JOB >>
Pick out every line with the word "this" and copy it.

═════ DATA SUPPLIED

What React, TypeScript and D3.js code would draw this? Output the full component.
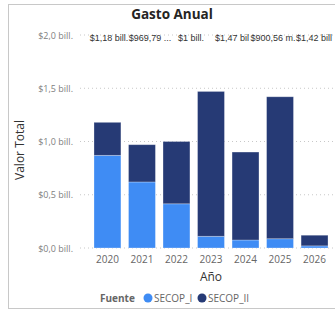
import React from "react";
import * as d3 from "d3";

const years = ["2020", "2021", "2022", "2023", "2024", "2025", "2026"];
const secopI = [0.87, 0.62, 0.415, 0.11, 0.075, 0.087, 0.02];
const secopII = [0.31, 0.35, 0.585, 1.36, 0.826, 1.333, 0.10];
const totalLabels = ["$1,18 bill.", "$969,79 ...", "$1 bill.", "$1,47 bil", "$900,56 m.", "$1,42 bill"];
const yTicks = [0, 0.5, 1.0, 1.5, 2.0];
const tickLabels = ["$0,0 bill.", "$0,5 bill.", "$1,0 bill.", "$1,5 bill.", "$2,0 bill."];
const seriesNames = ["SECOP_I", "SECOP_II"];
const colors = ["#3f8cf4", "#263a75"];

const W = 335;
const H = 312;

export default function App() {
  const x = d3.scaleBand<string>().domain(years).range([90.2, 331.8]).paddingInner(0.22).paddingOuter(0.11);
  const y = d3.scaleLinear().domain([0, 2]).range([248, 35]);
  const labelX = d3.scalePoint<string>().domain(years).range([109, 355]);

  const stackData = years.map((yr, i) => ({ year: yr, SECOP_I: secopI[i], SECOP_II: secopII[i] }));
  const stack = d3.stack<any>().keys(seriesNames)(stackData);

  const font = "'Open Sans', 'Noto Sans', sans-serif";

  return (
    <svg width={W} height={H} style={{ position: "absolute", left: 0, top: 0 }} fontFamily={font}>
      <rect x={8.5} y={4.5} width={W} height={304} fill="white" stroke="#c8c8c8" strokeWidth={1} />
      <text x={172} y={19} textAnchor="middle" fontSize={13.5} fontWeight="bold" fill="#252423">Gasto Anual</text>

      {yTicks.map((t, i) => (
        <g key={t}>
          <line x1={80} x2={W} y1={y(t)} y2={y(t)} stroke="#c8c8c8" strokeWidth={1} strokeDasharray="1,3" />
          <text x={73} y={y(t) + 3.5} textAnchor="end" fontSize={9} fill="#808080">{tickLabels[i]}</text>
        </g>
      ))}

      <text transform={`translate(24,150) rotate(-90)`} textAnchor="middle" fontSize={12} fill="#333">Valor Total</text>

      {stack.map((s, si) => (
        <g key={s.key} fill={colors[si]}>
          {s.map((d: any, i: number) => (
            <rect
              key={i}
              x={x(years[i])}
              width={x.bandwidth()}
              y={y(d[1])}
              height={y(d[0]) - y(d[1])}
              stroke="#ffffff"
              strokeOpacity={0.35}
              strokeWidth={0.8}
            />
          ))}
        </g>
      ))}

      {totalLabels.map((lab, i) => (
        <text key={i} x={labelX(years[i])} y={41} textAnchor="middle" fontSize={9} fill="#333" fontFamily="'Liberation Sans', Arial, sans-serif">{lab}</text>
      ))}

      {years.map((yr) => (
        <text key={yr} x={(x(yr) as number) + x.bandwidth() / 2} y={263} textAnchor="middle" fontSize={10} fill="#666">{yr}</text>
      ))}

      <text x={211} y={281} textAnchor="middle" fontSize={12} fill="#333">Año</text>

      <text x={100} y={301.5} fontSize={10} fontWeight="bold" fill="#666">Fuente</text>
      <circle cx={148} cy={298} r={4.5} fill={colors[0]} />
      <text x={154} y={301.5} fontSize={10} fill="#666">SECOP_I</text>
      <circle cx={202} cy={298} r={4.5} fill={colors[1]} />
      <text x={208} y={301.5} fontSize={10} fill="#666">SECOP_II</text>
    </svg>
  );
}
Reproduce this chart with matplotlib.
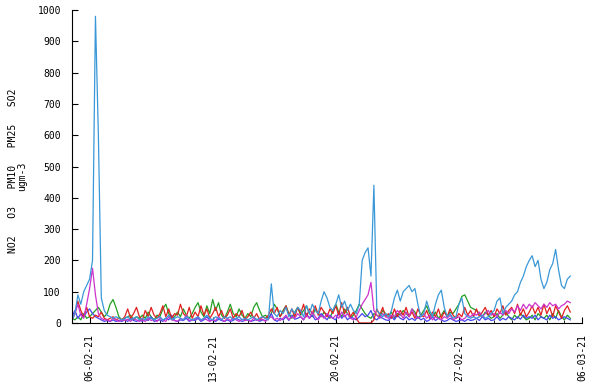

══════════

THE RESULT >>
What React, TypeScript and D3.js code would draw this? Output the full component.
Reproduce this chart with matplotlib.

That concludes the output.